Why revenue can grow while cash goes down
Finance Fundamentals

Why revenue can grow while cash goes down

Explains why growing revenue can coexist with declining cash due to working capital dynamics.

Why revenue can grow while cash goes down

1. Short introduction

Revenue growth is usually celebrated as a clear sign of progress. Yet many founders are surprised to see cash balances decline at the same time, even when the business appears to be doing well.

2. The problem finance teams face

This situation often triggers confusion and tension between finance and the rest of the company. Founders see growing revenue and assume the business is generating more cash. Finance teams, meanwhile, warn that cash is tightening and decisions need to be adjusted.

The problem is not poor performance, but misunderstanding. Revenue growth and cash flow are related, but they do not move in lockstep. When this distinction isn’t clear, teams risk making aggressive growth decisions precisely when liquidity is becoming constrained.

3. Why this is hard today (systems, NetSuite, processes)

Most companies track revenue closely because it’s visible, intuitive, and well-supported by systems. Cash flow, on the other hand, is harder to interpret. It depends on timing, structure, and operational details that are not obvious from top-line numbers.

In systems like NetSuite, revenue reporting is straightforward, while cash requires stitching together data from receivables, payables, inventory, and accruals. The mechanics of working capital often live across multiple reports and modules. As a result, many teams review cash only at a high level and miss the operational drivers behind it.

This gap between revenue reporting and cash understanding is why the question keeps coming up: “How can we be growing and still running out of cash?”

4. How teams usually try to solve it (and why it fails)

Common reactions tend to fall into a few patterns:

  • Blaming growth itself: Teams assume growth is “too fast” without understanding which part of growth is consuming cash.
  • Looking only at the bank balance: Cash is reviewed as a single number, without linking it back to receivables, payables, or inventory.
  • Ad-hoc explanations: Finance provides one-off explanations each month, but there’s no shared framework the business can reuse.

These approaches fail because they treat cash as a standalone metric, rather than the outcome of operational decisions. Without connecting revenue growth to working capital dynamics, the same confusion reappears every quarter.

5. What a better approach looks like (conceptual, practical)

A better approach starts by reframing the conversation. The key question is not “Why is cash down?” but “Which parts of our growth are consuming cash?”

In practice, this means focusing on working capital:

  • Are customers paying later as revenue grows?
  • Is inventory building ahead of sales?
  • Are suppliers being paid faster than before?

Understanding these drivers helps founders see that cash flow is not about performance alone, but about timing and structure.
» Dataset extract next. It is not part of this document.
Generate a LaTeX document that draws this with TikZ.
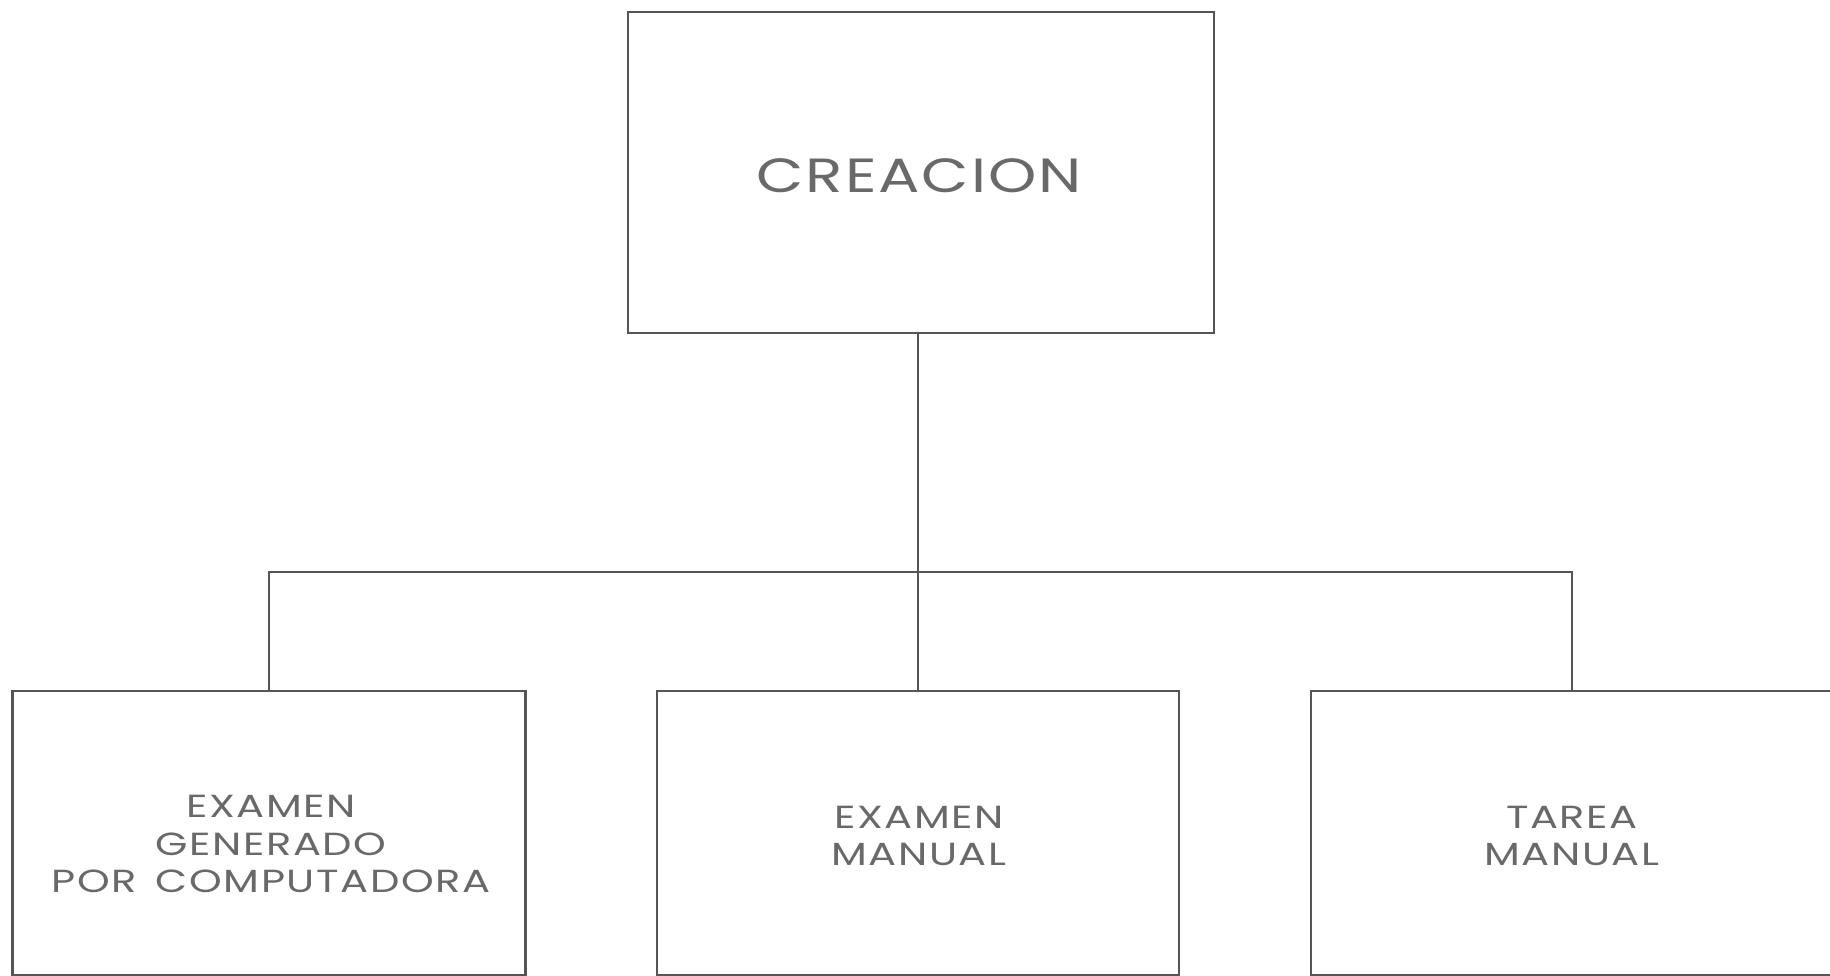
\documentclass[tikz,border=0pt]{standalone}
\usepackage{fontspec}
\newfontfamily\lett[LetterSpace=5,FakeStretch=1.3]{Poppins}
\newfontfamily\lettb[LetterSpace=4,FakeStretch=1.28]{Poppins}
\definecolor{txt}{RGB}{105,105,105}
\definecolor{ln}{RGB}{85,85,85}
\begin{document}
\begin{tikzpicture}[x=1pt,y=-1pt,
  box/.style={draw=ln,line width=2.6pt,inner sep=0pt},
  conn/.style={draw=ln,line width=1.3pt},
  lbl/.style={inner sep=0pt,align=center,text=txt},
  small/.style={font=\lett\fontsize{32}{37.5}\selectfont},
  big/.style={font=\lettb\fontsize{48}{56}\selectfont}]
\useasboundingbox (0,0) rectangle (1830,975);
\fill[white] (0,0) rectangle (1830,975);
\node[box,minimum width=586pt,minimum height=321pt] (top) at (921,172.5) {};
\node[box,minimum width=513pt,minimum height=284pt] (left) at (269,833) {};
\node[box,minimum width=522pt,minimum height=284pt] (mid) at (918,833) {};
\node[box,minimum width=522pt,minimum height=284pt] (right) at (1572,833) {};
\node[lbl,big] (creacion) at (919,176) {CREACION};
\node[lbl,small] (t1) at (271,844) {EXAMEN\\GENERADO\\POR\hspace{0.6em}COMPUTADORA};
\node[lbl,small] (t2) at (919,836) {EXAMEN\\MANUAL};
\node[lbl,small] (t3) at (1572,836) {TAREA\\MANUAL};
\coordinate (j) at (918,572);
\draw[conn] (j |- top.south) -- (j);
\draw[conn] (left.north) -- (left.north |- j) -- (right.north |- j) -- (right.north);
\draw[conn] (j) -- (mid.north);
\end{tikzpicture}
\end{document}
This is why cash flow analysis should always be paired with an explanation of movements, not just a summary of balances. Teams that struggle with this often face the same issue seen in other finance topics: numbers are reported, but the underlying logic is not clearly explained.

6. How modern finance teams handle this today

Modern finance teams aim to make cash flow part of their regular operating discussions, not an occasional warning signal. Instead of waiting for month-end, they track working capital trends continuously and explain how growth decisions affect liquidity.

This also highlights why dashboards alone are not enough. Dashboards can show that cash is declining, but they rarely explain which operational levers are responsible. Understanding these limits helps teams move from reactive explanations to proactive conversations.

Teams that do this well often review cash weekly, alongside revenue and margin, to catch issues early. This cadence allows founders to adjust pricing, payment terms, or growth plans before cash becomes a constraint.

Tools like Simon support this by sitting on top of NetSuite and helping teams connect revenue growth, working capital, and cash movements into a single explanation. Instead of manually pulling reports, finance can focus on explaining what’s happening and what needs to change.

7. Final takeaway

Revenue growth is a sign of demand. Cash flow is a reflection of how that demand is financed. When the two move in opposite directions, it’s rarely a contradiction—it’s a signal.

For founders, the goal is not to slow growth blindly, but to understand which parts of growth consume cash and why. When revenue and cash are discussed together, using a shared framework, finance becomes a strategic partner rather than the bearer of bad news.